Unnamed: 0,period_days,duration_hours,depth_ppm,snr,n_transits_covered,duty_cycle,log_snr,score
0,0.837538,1.68,164.985406,2.548123,39.963634,0.083578,0.40622,0.377207


Candidate score (0-1): 0.37720736526793663


**Result:** A single scalar **score** in [0, 1] ranking how promising the candidate is using simple, physics-aware heuristics.  
Once we have more targets, this table can be used directly for ML training.


### Step 3.1 — Save the feature table with the baseline score


In [8]:
from pathlib import Path

out_dir = Path(r"E:\Data science\projects\exoplanet-discovery\data\processed")
out_dir.mkdir(parents=True, exist_ok=True)
scored.to_csv(out_dir / "features_with_score.csv", index=False)
print("Saved:", out_dir / "features_with_score.csv")

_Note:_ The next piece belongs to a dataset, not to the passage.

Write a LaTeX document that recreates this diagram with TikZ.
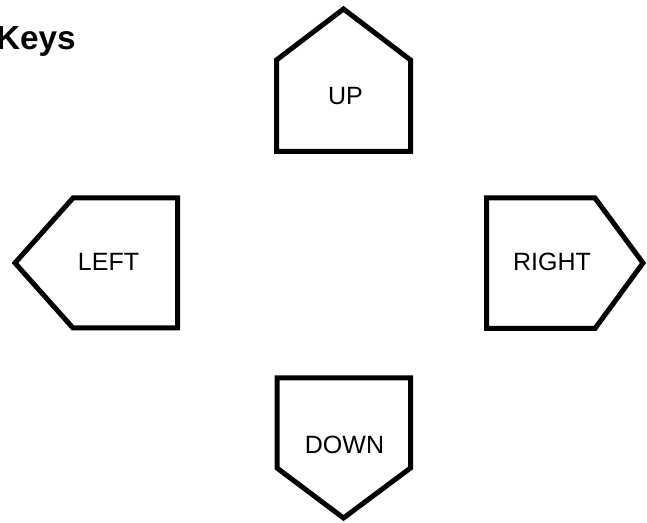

Saved: E:\Data science\projects\exoplanet-discovery\data\processed\features_with_score.csv


## ✅ Conclusion (Notebook 03)

- Loaded BLS-derived parameters and engineered additional features.
- Created a **baseline candidate score** (0–1) based on SNR, depth, duty cycle, and transit coverage.
- Saved the resulting table to `data/processed/features_with_score.csv`.

### Next steps
- Process multiple targets to build a richer dataset.
- Replace the baseline score with a trained ML model once labels are available.
- Promote final figures and tables to `reports/` and update the project README.